Our Commitment to you for end of life care’, published in 2016, set out what everyone should expect from their care at the end of life and the actions we are taking to make high quality, personalised care a reality for everyone. This includes measures to enable personalisation; improve care quality; enhance education and training in end of life care; and encourage the spread of innovative models of care. The Commitment also sets out that by 2020 we want to significantly improve patient choice, including ensuring an increase in the number of people able to die in the place of their choice, including at home.

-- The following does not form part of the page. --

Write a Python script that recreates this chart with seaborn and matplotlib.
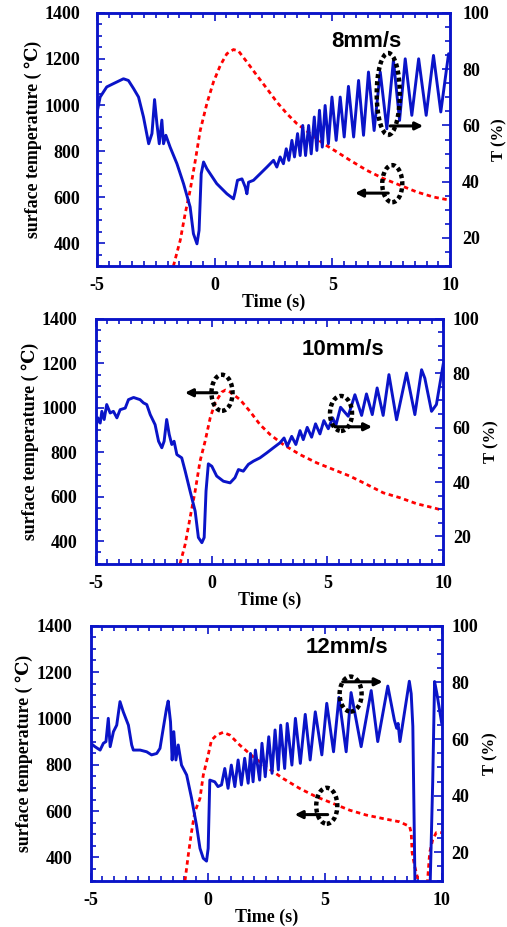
import numpy as np
import pandas as pd
import seaborn as sns
import matplotlib.pyplot as plt
from matplotlib.patches import Ellipse
from matplotlib.ticker import MultipleLocator

plt.rcParams['axes.unicode_minus'] = False

# ---- panel 1 : 8mm/s ----
p1_blue_t = [-5, -4.86, -4.58, -4.29, -3.87, -3.66, -3.44, -3.23, -3.02, -2.80, -2.66, -2.55, -2.45,
             -2.35, -2.24, -2.17, -2.07, -1.89, -1.60, -1.32, -1.04, -0.90, -0.75, -0.66, -0.57, -0.47,
             -0.33, 0.09, 0.52, 0.80, 0.87, 0.97, 1.16, 1.30, 1.37, 1.44, 1.65, 1.93, 2.22,
             2.50, 2.64, 2.78, 2.92, 3.04, 3.15, 3.28, 3.39, 3.52, 3.63, 3.74, 3.86, 3.99, 4.10,
             4.23, 4.34, 4.45, 4.57, 4.69, 4.83, 4.98, 5.16, 5.33, 5.50, 5.68, 5.90, 6.11, 6.32,
             6.53, 6.77, 7.03, 7.31, 7.59, 7.85, 8.09, 8.37, 8.66, 8.98, 9.29, 9.60, 9.93, 10.0]
p1_blue_v = [64.2, 70.1, 73.7, 74.9, 76.6, 76.0, 73.1, 70.1, 63.0, 53.5, 57.1, 69.2, 60.6,
             53.5, 61.9, 53.5, 56.5, 52.3, 46.4, 39.3, 31.0, 21.5, 17.9, 22.7, 42.8, 47.0,
             44.6, 39.3, 35.7, 33.9, 36.3, 40.5, 41.0, 38.1, 35.7, 39.8, 40.5, 42.8, 45.2,
             47.6, 45.2, 48.8, 46.4, 51.7, 47.6, 54.7, 48.8, 57.1, 49.3, 60.0, 49.3, 60.0, 49.9,
             63.0, 51.1, 65.4, 52.3, 67.1, 53.5, 70.1, 54.7, 70.1, 55.9, 73.9, 55.9, 76.0, 56.5,
             79.0, 58.2, 79.0, 58.8, 83.2, 61.8, 83.7, 63.6, 83.7, 63.6, 84.9, 64.8, 85.5, 84.0]
p1_red_t = [-1.75, -1.46, -1.25, -1.04, -0.82, -0.61, -0.33, -0.05, 0.24, 0.52, 0.80, 1.01, 1.37,
            1.79, 2.22, 2.64, 3.07, 3.49, 4.06, 4.62, 5.19, 5.76, 6.46, 7.17, 7.88, 8.58, 9.29, 10.0]
p1_red_v = [300, 412, 528, 629, 759, 890, 1006, 1100, 1172, 1223, 1241, 1235, 1187,
            1129, 1071, 1013, 962, 919, 875, 832, 796, 759, 716, 680, 651, 622, 600, 586]

# ---- panel 2 : 10mm/s ----
p2_blue_t = [-5, -4.91, -4.81, -4.74, -4.64, -4.53, -4.38, -4.24, -4.09, -3.95, -3.73, -3.59, -3.37,
             -3.09, -2.94, -2.80, -2.65, -2.44, -2.29, -2.15, -2.05, -1.94, -1.83, -1.72, -1.62,
             -1.50, -1.29, -1.14, -0.93, -0.71, -0.57, -0.42, -0.32, -0.24, -0.14, 0.01, 0.22,
             0.51, 0.80, 1.01, 1.16, 1.37, 1.59, 1.81, 2.09, 2.38, 2.67,
             2.95, 3.13, 3.27, 3.46, 3.64, 3.82, 3.96, 4.13, 4.32, 4.49, 4.68, 4.85, 5.04, 5.23,
             5.37, 5.57, 5.90, 6.19, 6.48, 6.69, 6.94, 7.15, 7.41, 7.66, 7.99, 8.42, 8.78, 9.07,
             9.21, 9.50, 9.71, 10.0]
p2_blue_v = [59.9, 63.6, 61.7, 66.0, 63.0, 68.5, 65.4, 66.0, 63.6, 66.6, 67.2, 70.3, 71.1,
             70.3, 69.1, 68.5, 64.8, 61.1, 55.0, 52.6, 55.0, 63.0, 57.5, 53.8, 55.0,
             50.1, 48.9, 44.0, 36.7, 29.3, 19.6, 17.7, 19.6, 36.7, 46.7, 45.8, 42.2,
             40.3, 39.7, 41.6, 44.6, 44.0, 46.5, 47.7, 48.9, 50.7, 52.6,
             54.4, 56.2, 53.2, 56.8, 53.8, 58.9, 55.6, 60.1, 56.5, 61.4, 57.7, 62.6, 59.6, 63.6,
             60.9, 67.5, 64.2, 72.1, 64.5, 72.4, 64.8, 74.6, 64.5, 79.5, 62.9, 80.1, 64.8, 81.3,
             78.2, 66.0, 68.5, 83.1]
p2_red_t = [-1.36, -1.14, -0.93, -0.71, -0.50, -0.28, -0.06, 0.15, 0.44, 0.60, 0.80, 1.23, 1.66,
            2.09, 2.53, 3.10, 3.82, 4.54, 5.26, 5.98, 6.70, 7.42, 8.14, 8.86, 9.58, 10.0]
p2_red_v = [300, 387, 506, 626, 760, 850, 955, 1022, 1071, 1080, 1071, 1037, 984,
            925, 880, 835, 790, 753, 723, 693, 656, 618, 596, 569, 551, 539]

# ---- panel 3 : 12mm/s ----
p3_blue_t = [-5, -4.82, -4.60, -4.46, -4.35, -4.25, -4.17, -4.03, -3.89, -3.75, -3.61, -3.39, -3.25,
             -3.18, -2.89, -2.61, -2.40, -2.18, -2.04, -1.90, -1.76, -1.69, -1.59, -1.52, -1.45,
             -1.36, -1.26, -1.12, -0.90, -0.69, -0.48, -0.33, -0.19, -0.05, 0.02,
             0.09, 0.30, 0.44, 0.59, 0.73, 0.87, 1.01, 1.16, 1.30, 1.44, 1.58, 1.73, 1.83, 1.94,
             2.04, 2.22, 2.32, 2.46, 2.61, 2.75, 2.88, 3.02, 3.12, 3.29, 3.40, 3.60, 3.75, 3.96,
             4.17, 4.38, 4.60, 4.88, 5.09, 5.38, 5.61, 5.92, 6.13, 6.56, 6.99, 7.27, 7.70, 7.98,
             8.08, 8.14, 8.22, 8.62, 8.70, 8.77, 8.86, 8.90, 9.50, 9.62, 9.70, 9.80, 10.0]
p3_blue_v = [58.5, 57.3, 56.1, 58.5, 59.1, 67.3, 57.3, 62.6, 64.9, 73.2, 69.6, 64.9, 57.9,
             56.1, 56.1, 55.5, 54.4, 54.9, 56.7, 63.8, 70.8, 73.4, 66.1, 52.6, 62.6,
             52.6, 57.9, 50.8, 47.3, 39.1, 29.6, 21.4, 17.9, 16.9, 21.4,
             45.5, 44.9, 43.2, 43.8, 49.6, 42.6, 50.8, 43.2, 52.6, 43.8, 53.2, 44.4, 54.9, 44.9,
             56.1, 45.5, 58.5, 46.7, 60.8, 47.9, 63.2, 49.1, 64.9, 49.6, 65.5, 50.8, 67.3, 51.4,
             68.7, 52.6, 69.6, 54.4, 72.6, 55.5, 74.7, 55.5, 76.4, 57.3, 77.1, 59.1, 78.7, 66.7,
             63.8, 65.5, 59.1, 80.4, 76.0, 64.5, 10.0, 5.0, 5.0, 45.0, 80.3, 76.0, 65.8]
p3_red_t = [-0.97, -0.83, -0.69, -0.55, -0.33, -0.19, 0.02, 0.16, 0.38, 0.66, 0.95, 1.37, 1.94,
            2.51, 3.22, 3.93, 4.64, 5.36, 6.07, 6.78, 7.49, 8.20, 8.63, 8.70, 8.74, 8.85, 8.97,
            9.05, 9.35, 9.40, 9.49, 9.62, 9.77, 10.0]
p3_red_v = [300, 411, 511, 597, 655, 755, 842, 906, 928, 940, 928, 885, 835,
            791, 741, 698, 662, 633, 604, 583, 568, 554, 534, 507, 421, 362, 313,
            200, 200, 300, 421, 477, 507, 507]

speeds = ["8mm/s", "10mm/s", "12mm/s"]
speed_pos = [(6.43, 1278), (5.68, 1261), (5.94, 1305)]
# ellipse marks: (x, y, w, h) in left-axis units, arrow (x0, x1, y)
marks = [
    [((7.37, 1048), 0.98, 356, (7.45, 8.85, 909)), ((7.54, 658), 0.85, 161, (7.37, 5.96, 617))],
    [((0.45, 1068), 0.91, 162, (0.23, -1.15, 1068)), ((5.59, 975), 0.95, 157, (5.33, 6.93, 915))],
    [((6.11, 1105), 0.94, 151, (5.77, 7.48, 1158)), ((5.09, 623), 0.90, 155, (5.13, 3.72, 585))],
]
boxes = [[0.191, 0.713, 0.697, 0.273], [0.189, 0.392, 0.685, 0.264], [0.179, 0.050, 0.692, 0.275]]
left_pads = [12, 13.5, 13.5]
right_pads = [8.5, 7, 7]
tlab_pads = [2, 3, 3]

BLUE = "#0a14c8"
RED = "#ff0000"
serif = ["Liberation Serif", "DejaVu Serif"]

fig = plt.figure(figsize=(5.07, 9.27), dpi=100)

panels = [(p1_blue_t, p1_blue_v, p1_red_t, p1_red_v),
          (p2_blue_t, p2_blue_v, p2_red_t, p2_red_v),
          (p3_blue_t, p3_blue_v, p3_red_t, p3_red_v)]

for i, (bt, bv, rt, rv) in enumerate(panels):
    ax = fig.add_axes(boxes[i])
    ax2 = ax.twinx()

    red = pd.DataFrame({"t": rt, "v": rv})
    blue = pd.DataFrame({"t": bt, "v": bv})
    sns.lineplot(data=red, x="t", y="v", ax=ax, color=RED, lw=2.0,
                 linestyle=(0, (1.6, 1.3)), estimator=None, sort=False)
    sns.lineplot(data=blue, x="t", y="v", ax=ax2, color=BLUE, lw=2.1,
                 estimator=None, sort=False)

    ax.set_xlim(-5, 10)
    ax.set_ylim(300, 1400)
    ax2.set_ylim(10, 100)
    ax.xaxis.set_major_locator(MultipleLocator(5))
    ax.xaxis.set_minor_locator(MultipleLocator(0.5))
    ax.yaxis.set_major_locator(MultipleLocator(200))
    ax.yaxis.set_minor_locator(MultipleLocator(50))
    ax2.yaxis.set_major_locator(MultipleLocator(20))
    ax2.yaxis.set_minor_locator(MultipleLocator(5))
    ax.set_yticks([400, 600, 800, 1000, 1200, 1400])
    ax2.set_yticks([20, 40, 60, 80, 100])

    for a in (ax, ax2):
        for s in a.spines.values():
            s.set_color(BLUE)
            s.set_linewidth(1.8)
    ax.tick_params(axis="x", which="both", direction="in", top=True, color=BLUE, width=1.2,
                   pad=8, labelsize=13)
    ax.tick_params(axis="x", which="major", length=6)
    ax.tick_params(axis="x", which="minor", length=3.5)
    ax.tick_params(axis="y", which="both", direction="in", color=BLUE, width=1.2,
                   pad=left_pads[i], labelsize=13)
    ax.tick_params(axis="y", which="major", length=6)
    ax.tick_params(axis="y", which="minor", length=3.5)
    ax2.tick_params(axis="y", which="both", direction="in", color=BLUE, width=1.2,
                    pad=right_pads[i], labelsize=13)
    ax2.tick_params(axis="y", which="major", length=6)
    ax2.tick_params(axis="y", which="minor", length=3.5)
    for lab in ax.get_xticklabels() + ax.get_yticklabels() + ax2.get_yticklabels():
        lab.set_fontfamily(serif)
        lab.set_fontweight("bold")

    ax.set_xlabel("Time (s)", fontsize=13, fontweight="bold", family=serif, labelpad=0)
    ax.set_ylabel("surface temperature ( ℃)", fontsize=12.8, fontweight="bold",
                  family=serif, labelpad=2)
    ax2.set_ylabel("T (%)", fontsize=12, fontweight="bold", family=serif,
                   labelpad=tlab_pads[i])

    tx, ty = speed_pos[i]
    ax2.text(tx, ty, speeds[i], transform=ax.transData, ha="center", va="center",
             fontsize=16, fontweight="bold", family="Liberation Sans")

    for (cx, cy), w, h, (x0, x1, ay) in marks[i]:
        ax2.add_patch(Ellipse((cx, cy), w, h, transform=ax.transData, fill=False,
                              ec="black", lw=3.2, ls=(0, (0.9, 0.7)), zorder=5))
        ax2.annotate("", xy=(x1, ay), xytext=(x0, ay), xycoords=ax.transData,
                     textcoords=ax.transData,
                     arrowprops=dict(arrowstyle="-|>", color="black", lw=2.2,
                                     mutation_scale=11, shrinkA=0, shrinkB=0), zorder=6)

fig.savefig("out.png", dpi=100)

Through the Mandate to NHS England, we have asked NHS England to deliver the Choice Commitment, and for 2018-19, we have set NHS England the objective of increasing the percentage of people identified as likely to be in their last year of life. Earlier identification should mean that a person’s end of life care can be improved by personalising it according to their needs and preferences at an earlier stage and to enable the right care planning can take place which is key to supporting someone to die in a place of choice. NHS England will use the Quality and Outcomes Framework to demonstrate such an increase by looking at the percentage of people who are on the general practitioner register for supportive and palliative care, and consider expected levels based on local populations. Currently the national English average is 0.37%, it is anticipated this figure will increase in the 2018/19 period.

NHS England has launched an ‘Identification Project’ with four integrated care systems/sustainability and transformation partnership areas to demonstrate how the number of people identified in the last year of life can be increased in practice, to train staff and share learning.